WHAT IS NEEDED:
Look for the line containing "Rebuild this chart" and the line containing "return [x, ys[i]];" in the entries below. Copy those two and all lines between them exactly, leaving out pictures.

DATA ROWS:

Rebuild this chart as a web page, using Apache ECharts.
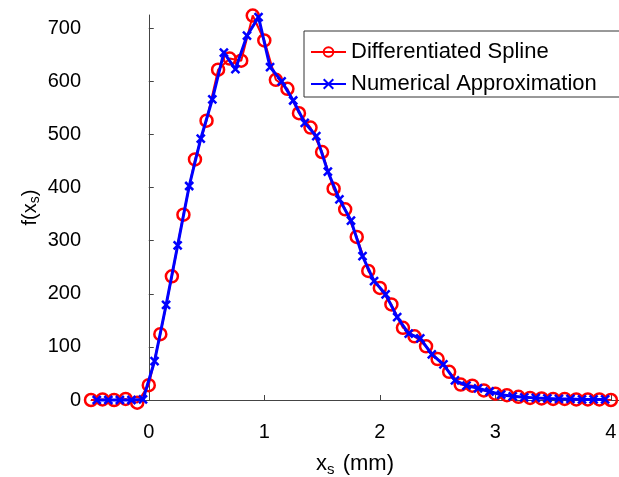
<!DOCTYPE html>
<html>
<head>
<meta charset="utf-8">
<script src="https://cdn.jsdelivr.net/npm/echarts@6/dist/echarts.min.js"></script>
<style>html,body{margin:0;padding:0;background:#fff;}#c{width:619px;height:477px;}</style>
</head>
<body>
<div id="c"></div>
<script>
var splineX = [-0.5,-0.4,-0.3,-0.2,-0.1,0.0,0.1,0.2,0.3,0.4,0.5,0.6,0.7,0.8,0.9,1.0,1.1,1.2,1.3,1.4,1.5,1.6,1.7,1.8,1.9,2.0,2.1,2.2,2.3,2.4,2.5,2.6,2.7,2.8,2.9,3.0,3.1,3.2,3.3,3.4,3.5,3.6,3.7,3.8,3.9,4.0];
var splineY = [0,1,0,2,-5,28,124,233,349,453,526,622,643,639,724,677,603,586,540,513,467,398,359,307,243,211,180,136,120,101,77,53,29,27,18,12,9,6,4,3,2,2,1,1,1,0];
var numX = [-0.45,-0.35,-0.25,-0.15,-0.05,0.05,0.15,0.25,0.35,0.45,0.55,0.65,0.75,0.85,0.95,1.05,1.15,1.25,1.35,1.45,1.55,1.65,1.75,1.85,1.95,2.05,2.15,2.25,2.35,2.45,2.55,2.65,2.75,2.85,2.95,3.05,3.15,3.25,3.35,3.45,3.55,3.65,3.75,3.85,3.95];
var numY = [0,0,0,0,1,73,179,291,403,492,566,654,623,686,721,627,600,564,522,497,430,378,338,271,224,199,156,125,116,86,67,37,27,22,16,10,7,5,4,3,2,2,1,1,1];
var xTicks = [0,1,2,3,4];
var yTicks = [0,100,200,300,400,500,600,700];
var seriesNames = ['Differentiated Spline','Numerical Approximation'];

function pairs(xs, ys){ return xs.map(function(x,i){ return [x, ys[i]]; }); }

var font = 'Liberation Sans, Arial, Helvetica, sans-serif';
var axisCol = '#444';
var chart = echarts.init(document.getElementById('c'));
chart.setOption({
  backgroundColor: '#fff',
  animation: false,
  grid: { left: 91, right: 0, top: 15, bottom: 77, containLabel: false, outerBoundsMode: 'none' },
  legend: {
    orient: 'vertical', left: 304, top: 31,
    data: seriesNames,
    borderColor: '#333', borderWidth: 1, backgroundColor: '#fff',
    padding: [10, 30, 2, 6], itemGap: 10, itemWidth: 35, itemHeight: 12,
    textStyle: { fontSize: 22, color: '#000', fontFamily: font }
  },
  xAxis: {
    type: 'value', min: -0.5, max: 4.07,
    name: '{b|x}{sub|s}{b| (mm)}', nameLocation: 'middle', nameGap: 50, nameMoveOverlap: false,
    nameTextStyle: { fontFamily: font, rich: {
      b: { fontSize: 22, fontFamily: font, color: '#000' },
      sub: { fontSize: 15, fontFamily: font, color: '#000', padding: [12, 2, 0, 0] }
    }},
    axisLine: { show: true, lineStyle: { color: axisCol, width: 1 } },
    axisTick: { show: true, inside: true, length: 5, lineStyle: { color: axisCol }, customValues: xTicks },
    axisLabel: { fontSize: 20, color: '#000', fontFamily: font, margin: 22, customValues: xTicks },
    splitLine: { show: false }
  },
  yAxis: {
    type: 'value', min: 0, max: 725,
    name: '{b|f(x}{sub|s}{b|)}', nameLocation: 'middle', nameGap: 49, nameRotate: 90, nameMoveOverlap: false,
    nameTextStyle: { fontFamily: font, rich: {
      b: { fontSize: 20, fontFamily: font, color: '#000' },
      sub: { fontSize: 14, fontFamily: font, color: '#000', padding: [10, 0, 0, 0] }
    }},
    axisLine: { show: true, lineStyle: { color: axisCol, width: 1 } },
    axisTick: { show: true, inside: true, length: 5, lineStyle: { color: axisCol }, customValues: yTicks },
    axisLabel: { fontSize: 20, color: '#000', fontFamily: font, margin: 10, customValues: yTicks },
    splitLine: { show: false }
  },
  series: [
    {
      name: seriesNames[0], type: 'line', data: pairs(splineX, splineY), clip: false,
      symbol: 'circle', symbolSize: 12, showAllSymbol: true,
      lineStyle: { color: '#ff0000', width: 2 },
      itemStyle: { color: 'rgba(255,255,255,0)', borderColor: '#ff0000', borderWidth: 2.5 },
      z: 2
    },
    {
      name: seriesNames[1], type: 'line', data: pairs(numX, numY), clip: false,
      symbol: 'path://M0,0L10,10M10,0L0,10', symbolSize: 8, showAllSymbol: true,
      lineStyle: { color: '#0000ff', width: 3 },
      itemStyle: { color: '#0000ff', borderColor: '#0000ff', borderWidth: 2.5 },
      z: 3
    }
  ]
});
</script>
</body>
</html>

---

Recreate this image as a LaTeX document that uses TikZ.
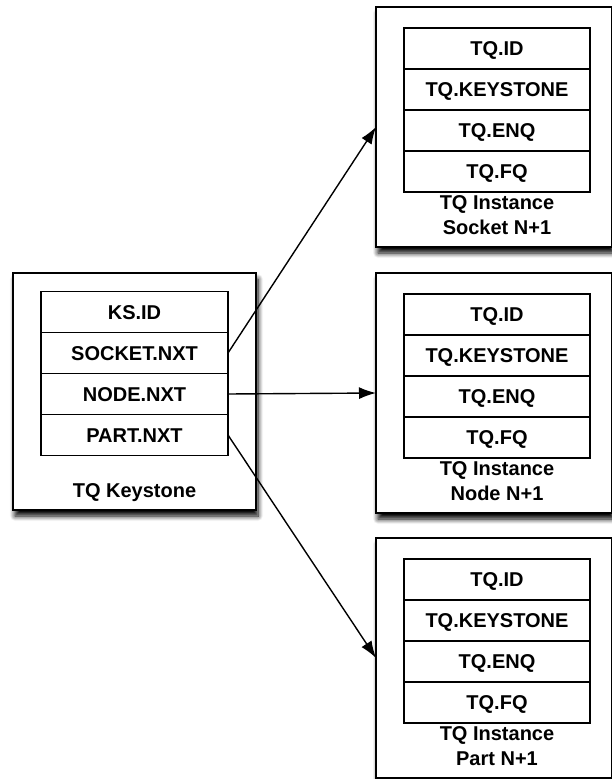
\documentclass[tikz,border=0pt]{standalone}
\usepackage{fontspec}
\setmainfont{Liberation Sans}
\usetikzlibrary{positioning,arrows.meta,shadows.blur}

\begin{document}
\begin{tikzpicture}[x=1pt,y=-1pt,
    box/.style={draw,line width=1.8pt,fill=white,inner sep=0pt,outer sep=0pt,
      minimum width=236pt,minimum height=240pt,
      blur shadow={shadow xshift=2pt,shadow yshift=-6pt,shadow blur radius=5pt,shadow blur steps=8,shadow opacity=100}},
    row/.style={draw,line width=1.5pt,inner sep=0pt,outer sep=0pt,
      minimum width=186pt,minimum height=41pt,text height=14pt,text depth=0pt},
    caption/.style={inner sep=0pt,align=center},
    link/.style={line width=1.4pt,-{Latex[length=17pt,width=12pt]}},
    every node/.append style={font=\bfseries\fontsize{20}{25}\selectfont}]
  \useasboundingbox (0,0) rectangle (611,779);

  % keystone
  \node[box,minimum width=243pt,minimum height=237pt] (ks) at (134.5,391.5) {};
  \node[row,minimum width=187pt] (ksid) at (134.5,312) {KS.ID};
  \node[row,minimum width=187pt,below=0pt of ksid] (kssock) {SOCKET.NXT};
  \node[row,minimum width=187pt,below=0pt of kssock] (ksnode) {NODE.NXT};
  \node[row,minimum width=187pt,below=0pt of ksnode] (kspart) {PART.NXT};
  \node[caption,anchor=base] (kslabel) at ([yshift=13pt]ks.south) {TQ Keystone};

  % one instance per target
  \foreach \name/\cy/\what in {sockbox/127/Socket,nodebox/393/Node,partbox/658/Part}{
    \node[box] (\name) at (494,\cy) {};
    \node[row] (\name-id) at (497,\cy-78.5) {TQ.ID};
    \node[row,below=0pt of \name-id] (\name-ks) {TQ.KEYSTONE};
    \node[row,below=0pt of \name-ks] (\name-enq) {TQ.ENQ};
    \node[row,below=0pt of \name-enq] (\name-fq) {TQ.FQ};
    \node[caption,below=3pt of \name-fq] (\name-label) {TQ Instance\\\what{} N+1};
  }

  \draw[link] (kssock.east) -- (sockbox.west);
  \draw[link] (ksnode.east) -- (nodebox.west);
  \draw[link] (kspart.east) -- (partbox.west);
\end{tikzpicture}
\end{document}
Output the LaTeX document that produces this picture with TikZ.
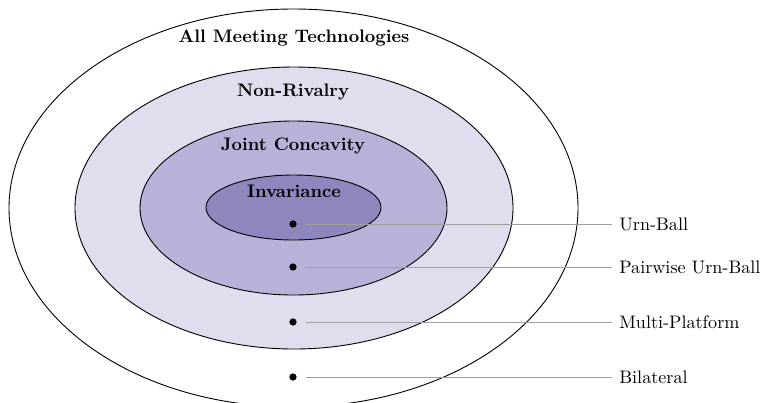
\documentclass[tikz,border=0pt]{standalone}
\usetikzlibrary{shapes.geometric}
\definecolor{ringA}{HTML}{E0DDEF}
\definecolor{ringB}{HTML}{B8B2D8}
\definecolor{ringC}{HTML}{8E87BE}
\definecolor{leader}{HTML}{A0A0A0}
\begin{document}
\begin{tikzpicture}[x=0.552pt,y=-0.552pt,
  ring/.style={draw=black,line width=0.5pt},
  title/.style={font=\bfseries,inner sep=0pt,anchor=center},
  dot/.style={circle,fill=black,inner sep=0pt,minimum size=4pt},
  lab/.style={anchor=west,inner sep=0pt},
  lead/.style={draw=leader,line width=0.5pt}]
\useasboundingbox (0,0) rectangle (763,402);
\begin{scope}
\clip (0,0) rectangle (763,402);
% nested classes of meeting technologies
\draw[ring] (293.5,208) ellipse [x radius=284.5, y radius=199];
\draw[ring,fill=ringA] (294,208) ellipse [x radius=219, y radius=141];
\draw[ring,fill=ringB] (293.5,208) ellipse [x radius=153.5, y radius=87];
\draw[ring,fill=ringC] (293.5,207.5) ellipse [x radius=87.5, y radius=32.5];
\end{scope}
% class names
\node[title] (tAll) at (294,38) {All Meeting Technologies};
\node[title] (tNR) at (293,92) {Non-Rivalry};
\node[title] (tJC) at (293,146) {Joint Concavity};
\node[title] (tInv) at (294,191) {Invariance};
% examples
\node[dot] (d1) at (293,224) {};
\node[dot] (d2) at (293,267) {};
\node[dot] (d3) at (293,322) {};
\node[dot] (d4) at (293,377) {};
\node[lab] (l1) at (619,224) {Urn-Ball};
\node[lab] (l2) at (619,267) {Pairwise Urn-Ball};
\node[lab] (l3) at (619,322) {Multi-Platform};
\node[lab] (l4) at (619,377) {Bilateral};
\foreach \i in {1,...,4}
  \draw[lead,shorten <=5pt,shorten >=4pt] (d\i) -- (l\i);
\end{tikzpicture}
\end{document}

==

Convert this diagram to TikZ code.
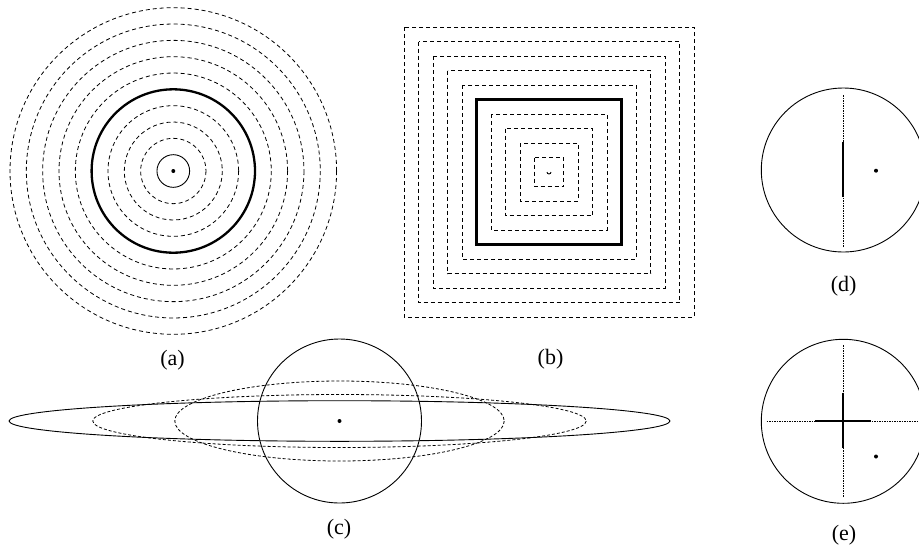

TASK ANSWER:
Rebuild this chart as a web page, using Apache ECharts.
<!DOCTYPE html>
<html>
<head>
<meta charset="utf-8">
<script src="https://cdn.jsdelivr.net/npm/echarts@6/dist/echarts.min.js"></script>
<style>html,body{margin:0;padding:0;background:#fff;}#c{width:619px;height:477px;}</style>
</head>
<body>
<div id="c"></div>
<script>
var splineX = [-0.5,-0.4,-0.3,-0.2,-0.1,0.0,0.1,0.2,0.3,0.4,0.5,0.6,0.7,0.8,0.9,1.0,1.1,1.2,1.3,1.4,1.5,1.6,1.7,1.8,1.9,2.0,2.1,2.2,2.3,2.4,2.5,2.6,2.7,2.8,2.9,3.0,3.1,3.2,3.3,3.4,3.5,3.6,3.7,3.8,3.9,4.0];
var splineY = [0,1,0,2,-5,28,124,233,349,453,526,622,643,639,724,677,603,586,540,513,467,398,359,307,243,211,180,136,120,101,77,53,29,27,18,12,9,6,4,3,2,2,1,1,1,0];
var numX = [-0.45,-0.35,-0.25,-0.15,-0.05,0.05,0.15,0.25,0.35,0.45,0.55,0.65,0.75,0.85,0.95,1.05,1.15,1.25,1.35,1.45,1.55,1.65,1.75,1.85,1.95,2.05,2.15,2.25,2.35,2.45,2.55,2.65,2.75,2.85,2.95,3.05,3.15,3.25,3.35,3.45,3.55,3.65,3.75,3.85,3.95];
var numY = [0,0,0,0,1,73,179,291,403,492,566,654,623,686,721,627,600,564,522,497,430,378,338,271,224,199,156,125,116,86,67,37,27,22,16,10,7,5,4,3,2,2,1,1,1];
var xTicks = [0,1,2,3,4];
var yTicks = [0,100,200,300,400,500,600,700];
var seriesNames = ['Differentiated Spline','Numerical Approximation'];

function pairs(xs, ys){ return xs.map(function(x,i){ return [x, ys[i]]; }); }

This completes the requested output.